I already have these files verified and stored in an arraylist. I am opening a thread to read the files one by one and I read the data by line. It works fine, but when there are 1GB files, I run out of memory. I tried to store the values in dictionary, where key would be the date and the value would be an object that contains all the info loaded from the line alongside with the filename. I see I cannot use a dictionary, because at about 6M values, I ran out of memory. So I should probably do it in multithread. I though I could run two threads, one that reads the file and puts the info in some kind of container and the other that reads from it and makes calculations and then deletes the values from the container. But I don't know which container could do such thing. Moreover I need to calculate the most frequent value, so they need to be stored somewhere which leads me back to some kind of dictionary, but I already know I will run out of memory. I don't have much experience with threads either, so I don't know what is possible. Here is my code so far:

GUI:

namespace STI {
    public partial class GUI : Form {
        private String path = null;
        public static ArrayList txtFiles;

        public GUI() {
            InitializeComponent();
            _GUI1 = this;
        }

       //I run it in thread. I thought I would run the second 
       //one here that would work with the values inputed in some container
        private void buttonRun_Click(object sender, EventArgs e) {
            ThreadDataProcessing processing = new ThreadDataProcessing();
            Thread t_process = new Thread(processing.runProcessing);
            t_process.Start();

            //ThreadDataCalculating calculating = new ThreadDataCalculating();
            //Thread t_calc = new Thread(calculating.runCalculation());
            //t_calc.Start();

        }


    }
}

ThreadProcessing.cs

namespace STI.thread_package {
    class ThreadDataProcessing {
        public static Dictionary<long, object> finalMap = new Dictionary<long, object>();

        public void runProcessing() {
            foreach (FileInfo file in GUI.txtFiles) {
                using (FileStream fs = File.Open(file.FullName.ToString(), FileMode.Open))
                using (BufferedStream bs = new BufferedStream(fs))
                using (StreamReader sr = new StreamReader(bs)) {
                    String line;
                    String[] splitted;
                    try { 
                        while ((line = sr.ReadLine()) != null) {
                            splitted = line.Split(';');

                            if (splitted.Length == 3) {
                                long date = long.Parse(splitted[0]);
                                int location = int.Parse(splitted[1]);
                                float value = float.Parse(splitted[2], CultureInfo.InvariantCulture);

                                Entry entry = new Entry(date, location, value, file.Name);

                                if (!finalMap.ContainsKey(entry.getDate())) {
                                    finalMap.Add(entry.getDate(), entry);

                                }
                            }
                        }
                        GUI._GUI1.update("File \"" + file.Name + "\" completed\n");
                    }
                    catch (FormatException ex) {
                        GUI._GUI1.update("Wrong file format.");
                    }
                    catch (OutOfMemoryException) {
                        GUI._GUI1.update("Out of memory");
                    }
                }

            }
        }
    }
}

and the object in which I put the values from lines: Entry.cs

using System;
using System.Collections.Generic;
using System.Linq;
using System.Text;
using System.Threading.Tasks;

namespace STI.entities_package {
    class Entry {
        private long date;
        private int location;
        private float value;
        private String fileName;
        private int count;

        public Entry(long date, int location, float value, String fileName) {
            this.date = date;
            this.location = location;
            this.value = value;
            this.fileName = fileName;

            this.count = 1;
        }

        public long getDate() {
            return date;
        }

        public int getLocation() {
            return location;
        }

        public String getFileName() {
            return fileName;
        }

    }
}

Answer 1

I don't think that multithreading is going to help you here - it could help you separate the IO-bound tasks from the CPU-bound tasks, but your CPU-bound tasks are so trivial that I don't think they warrant their own thread. All multithreading is going to do is unnecessarily increase the problem complexity.
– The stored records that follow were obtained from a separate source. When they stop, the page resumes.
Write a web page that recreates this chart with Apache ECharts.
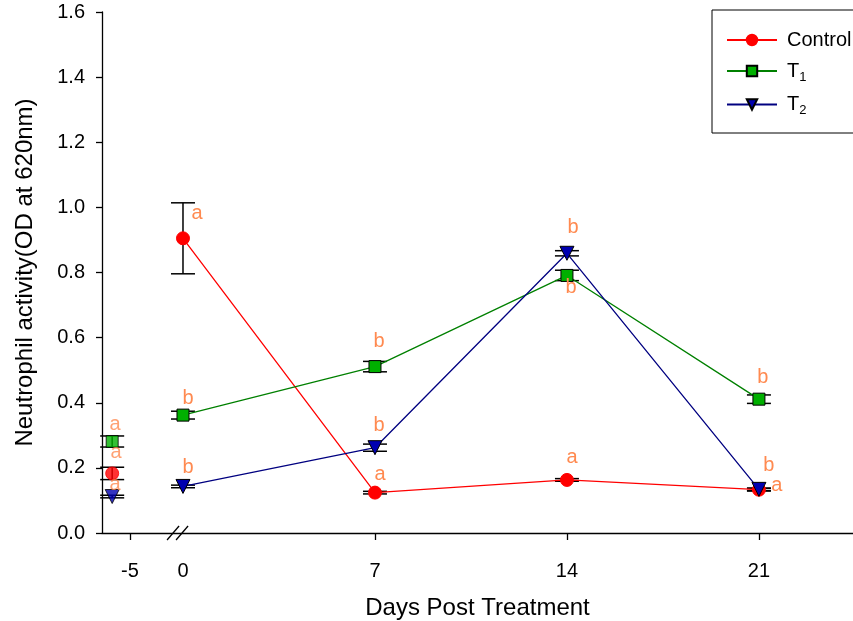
<!DOCTYPE html>
<html>
<head>
<meta charset="utf-8">
<script src="https://cdn.jsdelivr.net/npm/echarts@6/dist/echarts.min.js"></script>
<style>html,body{margin:0;padding:0;background:#fff;}#c{width:853px;height:621px;}</style>
</head>
<body>
<div id="c"></div>
<script>
// ---- data ----
const xTickDays   = [-5, 0, 7, 14, 21];
const xTickLabels = ['-5', '0', '7', '14', '21'];
const tickMarkDays = [-5, 7, 14, 21];           // no tick at 0 (axis break there)
const sampleDays  = [-5.65, 0, 7, 14, 21];      // pre-treatment sample sits just left of the -5 tick
const yTicks = [0, 0.2, 0.4, 0.6, 0.8, 1.0, 1.2, 1.4, 1.6];

const control    = [0.183, 0.905, 0.124, 0.163, 0.133];
const controlErr = [0.019, 0.109, 0.004, 0.004, 0.004];
const t1         = [0.281, 0.362, 0.511, 0.791, 0.411];
const t1Err      = [0.017, 0.012, 0.016, 0.016, 0.013];
const t2         = [0.112, 0.143, 0.262, 0.859, 0.134];
const t2Err      = [0.004, 0.004, 0.011, 0.008, 0.004];

const controlLetters = ['a', 'a', 'a', 'a', 'a'];
const t1Letters      = ['a', 'b', 'b', 'b', 'b'];
const t2Letters      = ['a', 'b', 'b', 'b', 'b'];

// ---- layout / style ----
const FONT = 'Liberation Sans, Arial, sans-serif';
const BREAK_SHIFT = 3.068;          // compresses the pre-treatment segment left of the break
const BREAK_POS = -0.18;
function axisPos(d) { return d < 0 ? d + BREAK_SHIFT : d; }

const letterColor = '#FF8A50';
const controlOffsets = [[4,-21],[14,-25],[5,-18],[5,-22],[18,-4]];
const t1Offsets      = [[3,-17],[5,-17],[4,-25],[4,12],[4,-22]];
const t2Offsets      = [[3,-12],[5,-19],[4,-22],[6,-26],[10,-24]];

const groups = [
  {name:'Control', vals:control, err:controlErr, letters:controlLetters, offs:controlOffsets,
   color:'#FF0000', fill:'#FF0000', border:'#FF0000', symbol:'circle', size:13, rotate:0},
  {name:'T1', vals:t1, err:t1Err, letters:t1Letters, offs:t1Offsets,
   color:'#008000', fill:'#00B000', border:'#000000', symbol:'rect', size:12, rotate:0},
  {name:'T2', vals:t2, err:t2Err, letters:t2Letters, offs:t2Offsets,
   color:'#000080', fill:'#0000B0', border:'#000000', symbol:'triangle', size:14, rotate:180}
];

function pointItem(g, i) {
  return {
    value: [axisPos(sampleDays[i]), g.vals[i]],
    label: {
      show: true, position: 'inside', formatter: g.letters[i],
      offset: g.offs[i], color: letterColor, fontSize: 20, fontFamily: FONT
    }
  };
}

const series = [];
groups.forEach(function (g) {
  series.push({
    type: 'custom', name: g.name + ' err', z: 1,
    renderItem: function (params, api) {
      const x = api.value(0), y = api.value(1), e = api.value(2);
      const top = api.coord([x, y + e]);
      const bot = api.coord([x, y - e]);
      const hw = 12;
      const st = {stroke: '#000', lineWidth: 1.5};
      return {type: 'group', children: [
        {type: 'line', shape: {x1: top[0], y1: top[1], x2: bot[0], y2: bot[1]}, style: st},
        {type: 'line', shape: {x1: top[0]-hw, y1: top[1], x2: top[0]+hw, y2: top[1]}, style: st},
        {type: 'line', shape: {x1: bot[0]-hw, y1: bot[1], x2: bot[0]+hw, y2: bot[1]}, style: st}
      ]};
    },
    encode: {x: 0, y: 1},
    data: sampleDays.map(function (d, i) { return [axisPos(d), g.vals[i], g.err[i]]; }),
    silent: true
  });
});
groups.forEach(function (g) {
  const common = {
    symbol: g.symbol, symbolSize: g.size, symbolRotate: g.rotate,
    itemStyle: {color: g.fill, borderColor: g.border, borderWidth: 1},
    z: 3
  };
  series.push(Object.assign({
    type: 'line', name: g.name,
    lineStyle: {color: g.color, width: 1.3},
    showAllSymbol: true,
    data: [1,2,3,4].map(function (i) { return pointItem(g, i); })
  }, common));
  series.push(Object.assign({
    type: 'scatter', name: g.name + ' pre',
    data: [pointItem(g, 0)]
  }, common));
});

const chart = echarts.init(document.getElementById('c'), null, {renderer: 'canvas'});
chart.setOption({
  animation: false,
  backgroundColor: '#fff',
  textStyle: {fontFamily: FONT},
  grid: {left: 102, right: 0, top: 12, bottom: 88, containLabel: false, outerBoundsMode: 'none'},
  legend: {
    data: ['Control', 'T1', 'T2'],
    orient: 'vertical', left: 712, top: 10,
    padding: [20, 30, 16, 14],
    itemWidth: 50, itemHeight: 13, itemGap: 11,
    borderColor: '#000', borderWidth: 1,
    textStyle: {fontSize: 20, color: '#000', fontFamily: FONT, padding: [0, 0, 0, 5],
      rich: {sub: {fontSize: 13, color: '#000', fontFamily: FONT, padding: [12, 0, 0, 0]}}},
    formatter: function (n) { return n === 'Control' ? n : 'T{sub|' + n.slice(1) + '}'; }
  },
  xAxis: {
    type: 'value',
    min: -2.953, max: 24.43,
    name: 'Days Post Treatment', nameLocation: 'middle', nameGap: 63,
    nameTextStyle: {fontSize: 24, color: '#000', fontFamily: FONT},
    axisLine: {show: true, onZero: false, lineStyle: {color: '#000', width: 1.3}},
    axisTick: {show: true, length: 7, lineStyle: {color: '#000', width: 1.3},
      customValues: tickMarkDays.map(axisPos)},
    axisLabel: {
      customValues: xTickDays.map(axisPos),
      fontSize: 20, color: '#000', margin: 28, fontFamily: FONT,
      formatter: function (v) {
        for (let i = 0; i < xTickDays.length; i++) {
          if (Math.abs(axisPos(xTickDays[i]) - v) < 1e-6) return xTickLabels[i];
        }
        return '';
      }
    },
    splitLine: {show: false}
  },
  yAxis: {
    type: 'value', min: 0, max: 1.6, interval: 0.2,
    name: 'Neutrophil activity(OD at 620nm)', nameLocation: 'middle', nameGap: 65,
    nameTextStyle: {fontSize: 24, color: '#000', fontFamily: FONT},
    axisLine: {show: true, onZero: false, lineStyle: {color: '#000', width: 1.3}},
    axisTick: {show: true, length: 6, lineStyle: {color: '#000', width: 1.3}},
    axisLabel: {fontSize: 20, color: '#000', margin: 17, fontFamily: FONT,
      formatter: function (v) { return v.toFixed(1); }},
    splitLine: {show: false}
  },
  series: series
});

// axis break marks "//"
const bx = chart.convertToPixel({xAxisIndex: 0}, BREAK_POS);
const by = chart.convertToPixel({yAxisIndex: 0}, 0);
chart.setOption({
  graphic: [
    {type: 'line', shape: {x1: bx - 11, y1: by + 7, x2: bx + 1, y2: by - 7}, style: {stroke: '#000', lineWidth: 1.3}, z: 10},
    {type: 'line', shape: {x1: bx - 2, y1: by + 7, x2: bx + 10, y2: by - 7}, style: {stroke: '#000', lineWidth: 1.3}, z: 10}
  ]
});
</script>
</body>
</html>
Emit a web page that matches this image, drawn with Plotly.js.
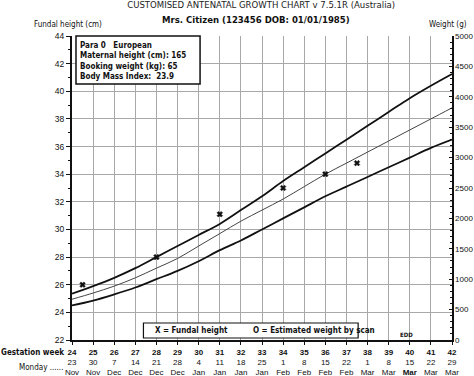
<!DOCTYPE html>
<html><head><meta charset="utf-8">
<script src="https://cdn.plot.ly/plotly-3.0.1.min.js"></script>
<style>html,body{margin:0;padding:0;background:#fff}#c{width:474px;height:376px}</style>
</head><body><div id="c"></div>
<script>
const weeks = [24,25,26,27,28,29,30,31,32,33,34,35,36,37,38,39,40,41,42];
const mondayDays = ['23','30','7','14','21','28','4','11','18','25','1','8','15','22','1','8','15','22','29'];
const mondayMonths = ['Nov','Nov','Dec','Dec','Dec','Dec','Jan','Jan','Jan','Jan','Feb','Feb','Feb','Feb','Mar','Mar','Mar','Mar','Mar'];
const upper90 = [25.35,25.9,26.5,27.2,28.0,28.8,29.6,30.4,31.4,32.4,33.5,34.5,35.5,36.5,37.5,38.5,39.5,40.4,41.25];
const median50 = [24.95,25.4,25.9,26.5,27.2,27.9,28.8,29.7,30.6,31.4,32.2,33.1,34.0,34.8,35.6,36.4,37.2,38.0,38.8];
const lower10 = [24.5,24.85,25.3,25.8,26.4,27.0,27.7,28.5,29.2,30.0,30.8,31.6,32.4,33.1,33.8,34.5,35.2,35.9,36.5];
const fundalWeeks = [24.5,28,31,34,36,37.5];
const fundalHeights = [26.0,28.0,31.1,33.0,34.0,34.8];
const scanWeeks = [];
const scanWeights = [];
const infoLines = ['Para 0   European','Maternal height (cm): 165','Booking weight (kg): 65','Body Mass Index:  23.9'];

const NARROW = '"Liberation Sans Narrow", "DejaVu Sans Condensed", Arial, sans-serif';
const SANS = 'Arial, "Liberation Sans", sans-serif';

const ticktext = weeks.map((w,i)=> (w===40)
  ? '<b>'+w+'</b><br>'+mondayDays[i]+'<br><b>'+mondayMonths[i]+'</b>'
  : '<b>'+w+'</b><br>'+mondayDays[i]+'<br>'+mondayMonths[i]);

const traces = [
  {x:weeks, y:upper90, mode:'lines', line:{color:'#111', width:1.8, shape:'spline'}, hoverinfo:'skip'},
  {x:weeks, y:median50, mode:'lines', line:{color:'#444', width:1, shape:'spline'}, hoverinfo:'skip'},
  {x:weeks, y:lower10, mode:'lines', line:{color:'#111', width:1.8, shape:'spline'}, hoverinfo:'skip'},
  {x:fundalWeeks, y:fundalHeights, mode:'markers', marker:{symbol:'x', size:5, color:'#111', line:{width:0.5,color:'#111'}}},
  {x:scanWeeks, y:scanWeights, yaxis:'y2', mode:'markers', marker:{symbol:'circle-open', size:6, color:'#111'}}
];

const layout = {
  width:474, height:376,
  margin:{l:72, r:22, t:36, b:36},
  paper_bgcolor:'#fff', plot_bgcolor:'#fff',
  showlegend:false,
  font:{family:SANS, size:8.5, color:'#111'},
  title:{text:'CUSTOMISED ANTENATAL GROWTH CHART v 7.5.1R (Australia)', font:{family:NARROW, size:9.5, color:'#222'},
         x:0.551, xref:'container', xanchor:'center', y:0.997, yref:'container', yanchor:'top'},
  xaxis:{range:[24,42], tickmode:'array', tickvals:weeks, ticktext:ticktext,
         showgrid:true, gridcolor:'#a8a8a8', gridwidth:1, zeroline:false,
         showline:true, linecolor:'#111', linewidth:2, ticks:'outside', ticklen:3, tickcolor:'#111',
         tickfont:{family:SANS, size:8, color:'#111'}, fixedrange:true},
  yaxis:{range:[22,44], dtick:2, tick0:22, showgrid:true, gridcolor:'#a8a8a8', gridwidth:1, zeroline:false,
         showline:true, linecolor:'#111', linewidth:2, ticks:'outside', ticklen:4, tickcolor:'#111',
         minor:{dtick:1, ticks:'outside', ticklen:2, tickcolor:'#111', showgrid:false},
         tickfont:{family:SANS, size:8.5, color:'#111'}, fixedrange:true},
  yaxis2:{range:[0,5000], dtick:500, tick0:0, overlaying:'y', side:'right', anchor:'x',
          showgrid:false, zeroline:false, showline:true, linecolor:'#111', linewidth:1.5,
          ticks:'inside', ticklen:3, tickcolor:'#111',
          minor:{dtick:100, ticks:'inside', ticklen:2, tickcolor:'#111'},
          tickfont:{family:SANS, size:8, color:'#111'}, fixedrange:true},
  shapes:[
    {type:'rect', xref:'paper', yref:'paper', x0:0.0105, x1:0.337, y0:0.842, y1:1.0, line:{color:'#111', width:1.5}, fillcolor:'#fff', layer:'above'},
    {type:'rect', xref:'paper', yref:'paper', x0:0.188, x1:0.753, y0:0.0066, y1:0.056, line:{color:'#111', width:1.2}, fillcolor:'#fff', layer:'above'}
  ],
  annotations:[
    {text:'<b>Mrs. Citizen (123456 DOB: 01/01/1985)</b>', xref:'paper', yref:'paper', x:0.485, y:1.03, xanchor:'center', yanchor:'bottom', showarrow:false, font:{family:NARROW, size:9.5, color:'#111'}},
    {text:'Fundal height (cm)', xref:'paper', yref:'paper', x:-0.105, y:1.018, xanchor:'left', yanchor:'bottom', showarrow:false, font:{family:NARROW, size:8, color:'#111'}},
    {text:'Weight (g)', xref:'paper', yref:'paper', x:1.045, y:1.018, xanchor:'right', yanchor:'bottom', showarrow:false, font:{family:NARROW, size:8, color:'#111'}},
    {text:'<b>'+infoLines.join('<br>')+'</b>', xref:'paper', yref:'paper', x:0.016, y:0.99, xanchor:'left', yanchor:'top', align:'left', showarrow:false, font:{family:NARROW, size:8, color:'#111'}},
    {text:'<b>X = Fundal height</b>', xref:'paper', yref:'paper', x:0.213, y:0.031, xanchor:'left', yanchor:'middle', showarrow:false, font:{family:NARROW, size:8, color:'#111'}},
    {text:'<b>O = Estimated weight by scan</b>', xref:'paper', yref:'paper', x:0.47, y:0.031, xanchor:'left', yanchor:'middle', showarrow:false, font:{family:NARROW, size:8, color:'#111'}},
    {text:'<b>EDD</b>', xref:'x', yref:'paper', x:39.85, y:0.018, xanchor:'center', yanchor:'middle', showarrow:false, font:{family:NARROW, size:6, color:'#111'}},
    {text:'<b>Gestation week</b>', xref:'paper', yref:'paper', x:-0.192, y:-0.04, xanchor:'left', yanchor:'middle', showarrow:false, font:{family:NARROW, size:8, color:'#111'}},
    {text:'Monday ......', xref:'paper', yref:'paper', x:-0.145, y:-0.09, xanchor:'left', yanchor:'middle', showarrow:false, font:{family:NARROW, size:8, color:'#111'}}
  ]
};
Plotly.newPlot('c', traces, layout, {staticPlot:true, displayModeBar:false});
</script></body></html>
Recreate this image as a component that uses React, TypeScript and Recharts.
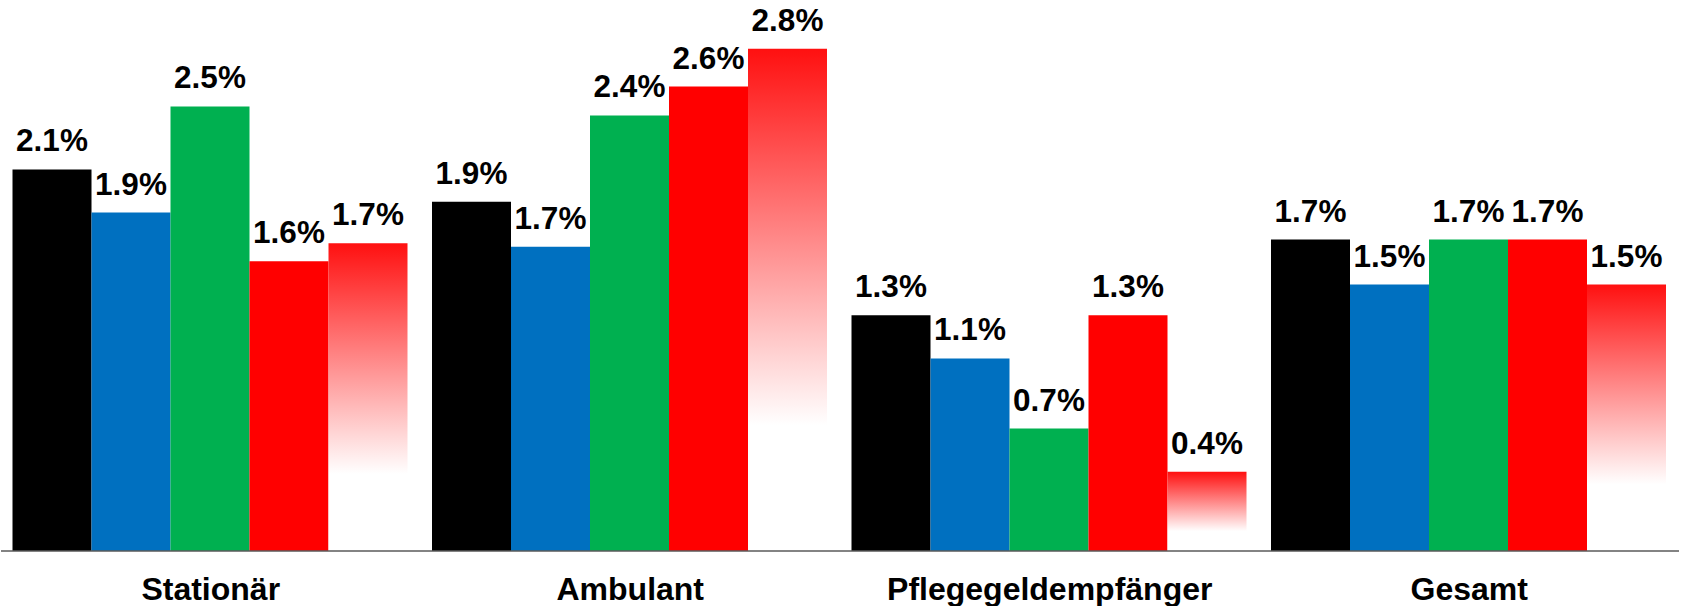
import React from "react";
import { BarChart, Bar, XAxis, YAxis, LabelList } from "recharts";

const categories = ["Stationär", "Ambulant", "Pflegegeldempfänger", "Gesamt"];
const series1 = [2.12, 1.94, 1.31, 1.73];
const series2 = [1.88, 1.69, 1.07, 1.48];
const series3 = [2.47, 2.42, 0.68, 1.73];
const series4 = [1.61, 2.58, 1.31, 1.73];
const series5 = [1.71, 2.79, 0.44, 1.48];

const seriesKeys = ["s1", "s2", "s3", "s4", "s5"];
const seriesColors = ["#000000", "#0070C0", "#00B050", "#FF0000", "url(#redFade)"];
const allSeries = [series1, series2, series3, series4, series5];

const data = categories.map((c, i) => {
  const row: Record<string, string | number> = { name: c };
  allSeries.forEach((s, j) => {
    row[seriesKeys[j]] = s[i];
  });
  return row;
});

const fmt = (v: any) => `${Number(v).toFixed(1)}%`;
const FONT = "'Liberation Sans', Arial, sans-serif";

export default function App() {
  return (
    <div style={{ position: "absolute", left: 0, top: 0, width: 1683, height: 606, background: "#fff" }}>
      <BarChart
        width={1683}
        height={606}
        data={data}
        margin={{ top: 11, right: 4, left: 1, bottom: 0 }}
        barCategoryGap={11.5}
        barGap={0}
      >
        <defs>
          <linearGradient id="redFade" x1="0" y1="0" x2="0" y2="1">
            <stop offset="0%" stopColor="#FF1010" stopOpacity={1} />
            <stop offset="75%" stopColor="#FFFFFF" stopOpacity={1} />
            <stop offset="100%" stopColor="#FFFFFF" stopOpacity={1} />
          </linearGradient>
        </defs>
        <XAxis
          dataKey="name"
          height={55}
          tickLine={false}
          tickSize={0}
          tickMargin={26}
          axisLine={{ stroke: "#5a5a5a", strokeWidth: 1.5 }}
          tick={{ fill: "#000", fontSize: 32, fontWeight: 700, fontFamily: FONT }}
          interval={0}
        />
        <YAxis hide domain={[0, 3]} />
        {seriesKeys.map((k, j) => (
          <Bar key={k} dataKey={k} fill={seriesColors[j]} isAnimationActive={false}>
            <LabelList
              dataKey={k}
              position="top"
              offset={18}
              formatter={fmt}
              style={{ fill: "#000", fontSize: 31.5, fontWeight: 700, fontFamily: FONT }}
            />
          </Bar>
        ))}
      </BarChart>
    </div>
  );
}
Calculating the min/max in constant memory is trivial: just maintain a minFile and maxFile variable that gets updated when the current file's value is less-than minFile or greater-than maxFile. Finding the most frequent value is going to require more memory, but with only a few million files you ought to have enough RAM to store a Dictionary<float, int> that maintains the frequency of each value, after which you iterate through the map to determine which value had the highest frequency. If for some reason you don't have enough RAM (make sure that your files are being closed and garbage collected if you're running out of memory, because a Dictionary<float, int> with a few million entries ought to fit in less than a gigabyte of RAM) then you can make multiple passes over the files: on the first pass store the values in a Dictionary<interval, int> where you've split up the interval between MIN_FLOAT and MAX_FLOAT into a few thousand sub-intervals, then on the next pass you can ignore all values that didn't fit into the interval with the highest frequency thus shrinking the dictionary's size. However, the Dictionary<float, int> ought to fit into memory, so unless you start processing billions of files instead of millions of files you probably won't need a multi-pass procedure.